Spiderman Turn Off the Dark: A now $70million + Broadway musical about the web slinger that was conceived in 2007 has suffered many problems. The music has been written by Bono and The Edge, and was being directed by Julie Taymor, of Lion King on Broadway fame, but she left the project as of last night. Needless to say, the play has been riddled with problems. The multiple delays, the staggering amount of cast injuries, the near universal negative reviews from critics, and how insulting it is to fans of Spiderman in the first place, this isn’t the Masterpiece that was first envisioned.
After original production delays, the play’s final release date was set for February 18th 2010. The play has not opened to the public yet. Due to lack of funds, the play was pushed back with an unknown release date, until it was finally announced that December 21st 2010 would be the release date. Due to various reasons, the play’s grand opening, as they’ve done rehearsals and shows for people within the industry, was pushed back from there till January, then February, then march, and now with the departure of the director and with new writers being hired, and $45 millions dollars more than originally planned, June 2011.
The show itself hasn’t had it’s grand opening yet, but it’s done a fair amount of constantly revised preview screenings. The reviews from professional critics and other viewers alike have been overwhelmingly negative. There were particularly harsh reviews from The New York Times, The Wall Street Journal, and a plethora of personal blogs. The general consensus stated that the sets were beautiful, while every other aspect of the production were horrifying. The music was cited as “douche-rock”, the majority of the costumes as “hideous”, the plot as a “joke”, and, as a whole by the NYT, “ one of the worst productions to ever hit Broadway.” Which may explain why Taymor was essentially fired.
The most serious problem that has occurred within the production of Turn Off The Dark, if you haven’t heard, are the staggering amount of injuries that have taken place to cast members and stuntmen. After two stuntmen were injured in November, one for the second time in which he had broken both his hands and both his feet, the show had to be reviewed by safety inspectors, in which it had 3 violations. Even after these problems were supposedly fixed, which caused a delay, injuries continued to happen.
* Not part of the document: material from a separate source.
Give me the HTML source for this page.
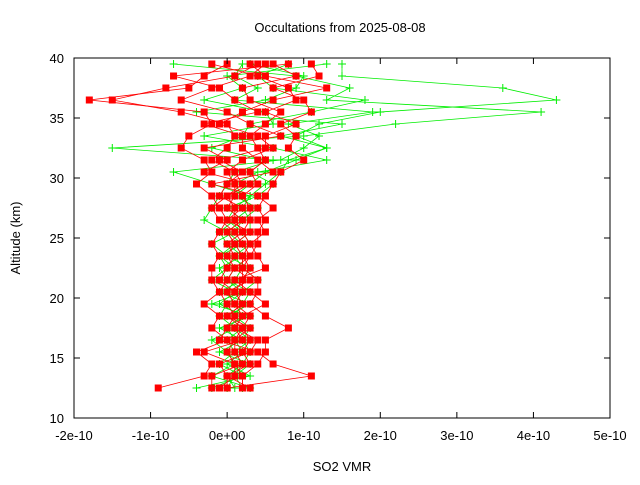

One of the stuntmen fell 2 stories when his zip-line broke, and the first actress to play the main villain, Natalie Mendoza, sustained several injuries before finally quitting the project.
Not just the nerds, but mainstream Broadway critics have trashed the story of Turn Off The Dark! Part of the reason it’s apparently so bad is how far it strays from the story of Spiderman. I could stand up here and list the various inconsistencies that just don’t make sense, but that could take hours. Though, there is one factor I want to point out. The play has a “Geek Chorus”. Within the play, there are 4 “geeks” who oversee the play and make scripted commentary that is supposed to raise the question if they are watching the musical or “Creating it”. Reports of said that the geeks are portrayed as the stereotypical awkward nerd; the type that are “supposed” to be looked down upon. For a story that originated from Geek culture, it certainly does nothing to cater to Spiderman’s fans in the first place.
This speech is confined to 8 minutes, or I’d go into detail. Spiderman: Turn Off The Dark is the most expensive, and one of the most awful, broadway productions in history. From the injuries, high production cost, insulting to nerds, Year and Half long delays, and even after all of that, the horrendous execution of the product, Turn Off The Dark is certainly a dark chapter in broadway history. As both a general human being, and a huge Spidey fan, I’m disappointed.